The line containing "return 1 - py / H" marks the end: extract everything from the first line of the data through that line, exactly, with no pictures.

* **Dataset content**:
○ ○ ○

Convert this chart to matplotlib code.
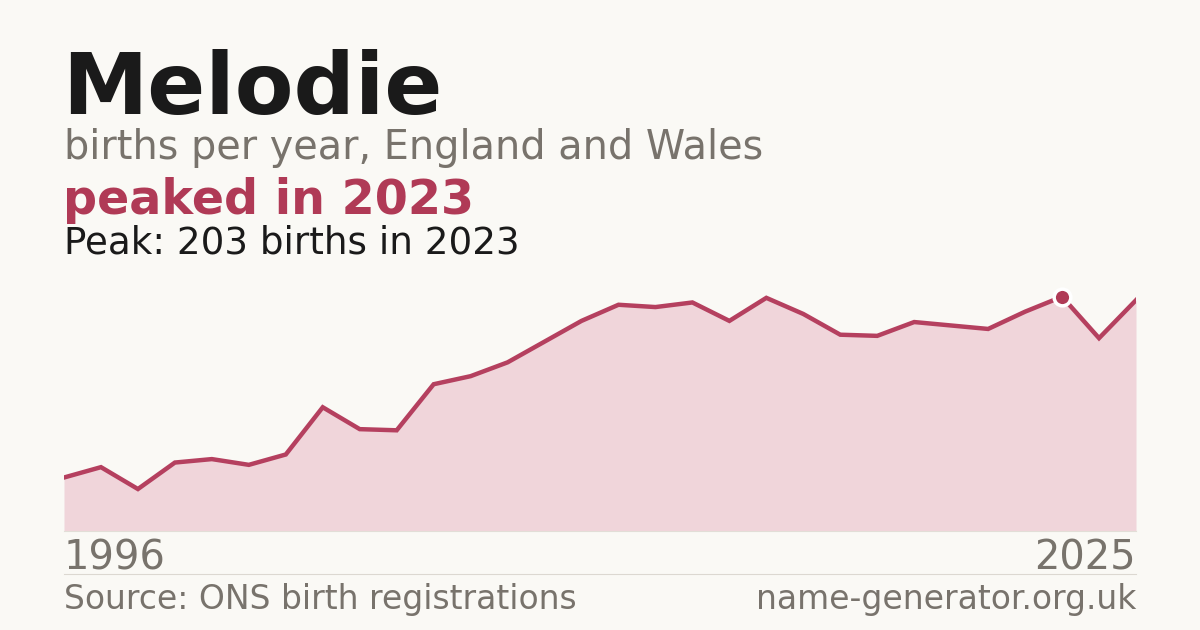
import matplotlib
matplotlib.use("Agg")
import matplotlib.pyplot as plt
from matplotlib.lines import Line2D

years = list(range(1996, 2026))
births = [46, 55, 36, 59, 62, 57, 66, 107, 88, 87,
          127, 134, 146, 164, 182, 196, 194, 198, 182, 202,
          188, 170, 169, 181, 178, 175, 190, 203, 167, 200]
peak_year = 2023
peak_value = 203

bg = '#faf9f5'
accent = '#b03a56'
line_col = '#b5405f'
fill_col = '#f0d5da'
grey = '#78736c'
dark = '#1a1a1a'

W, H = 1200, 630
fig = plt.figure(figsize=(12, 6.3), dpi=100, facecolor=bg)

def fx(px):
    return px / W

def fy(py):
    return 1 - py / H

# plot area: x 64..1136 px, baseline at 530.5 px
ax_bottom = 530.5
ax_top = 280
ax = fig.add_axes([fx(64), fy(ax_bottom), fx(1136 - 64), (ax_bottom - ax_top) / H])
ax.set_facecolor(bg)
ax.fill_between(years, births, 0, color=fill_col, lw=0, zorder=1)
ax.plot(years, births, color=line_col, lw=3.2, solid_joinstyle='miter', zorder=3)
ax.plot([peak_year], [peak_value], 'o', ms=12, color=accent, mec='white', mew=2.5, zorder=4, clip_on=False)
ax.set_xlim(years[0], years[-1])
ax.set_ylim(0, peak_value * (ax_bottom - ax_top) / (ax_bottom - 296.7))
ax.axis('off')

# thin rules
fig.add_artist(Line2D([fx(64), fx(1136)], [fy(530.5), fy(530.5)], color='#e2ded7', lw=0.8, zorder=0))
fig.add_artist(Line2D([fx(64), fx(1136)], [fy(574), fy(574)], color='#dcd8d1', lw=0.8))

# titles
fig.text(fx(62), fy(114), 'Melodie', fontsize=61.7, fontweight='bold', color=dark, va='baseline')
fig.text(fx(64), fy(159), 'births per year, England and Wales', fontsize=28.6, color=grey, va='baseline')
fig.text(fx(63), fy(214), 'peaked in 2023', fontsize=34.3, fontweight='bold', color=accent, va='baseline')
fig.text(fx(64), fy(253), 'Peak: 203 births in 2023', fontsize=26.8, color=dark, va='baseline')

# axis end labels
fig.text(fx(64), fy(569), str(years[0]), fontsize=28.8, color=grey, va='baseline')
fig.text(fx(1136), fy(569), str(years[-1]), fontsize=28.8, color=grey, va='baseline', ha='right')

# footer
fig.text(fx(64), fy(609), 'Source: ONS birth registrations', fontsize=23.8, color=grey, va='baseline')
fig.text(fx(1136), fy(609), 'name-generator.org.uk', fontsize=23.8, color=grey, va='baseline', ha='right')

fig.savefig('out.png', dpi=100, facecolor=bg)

○ ○ ○

* **Task solution**:
Convert this chart to matplotlib code.
import matplotlib
matplotlib.use("Agg")
import matplotlib.pyplot as plt
from matplotlib.lines import Line2D

years = list(range(1996, 2026))
births = [46, 55, 36, 59, 62, 57, 66, 107, 88, 87,
          127, 134, 146, 164, 182, 196, 194, 198, 182, 202,
          188, 170, 169, 181, 178, 175, 190, 203, 167, 200]
peak_year = 2023
peak_value = 203

bg = '#faf9f5'
accent = '#b03a56'
line_col = '#b5405f'
fill_col = '#f0d5da'
grey = '#78736c'
dark = '#1a1a1a'

W, H = 1200, 630
fig = plt.figure(figsize=(12, 6.3), dpi=100, facecolor=bg)

def fx(px):
    return px / W

def fy(py):
    return 1 - py / H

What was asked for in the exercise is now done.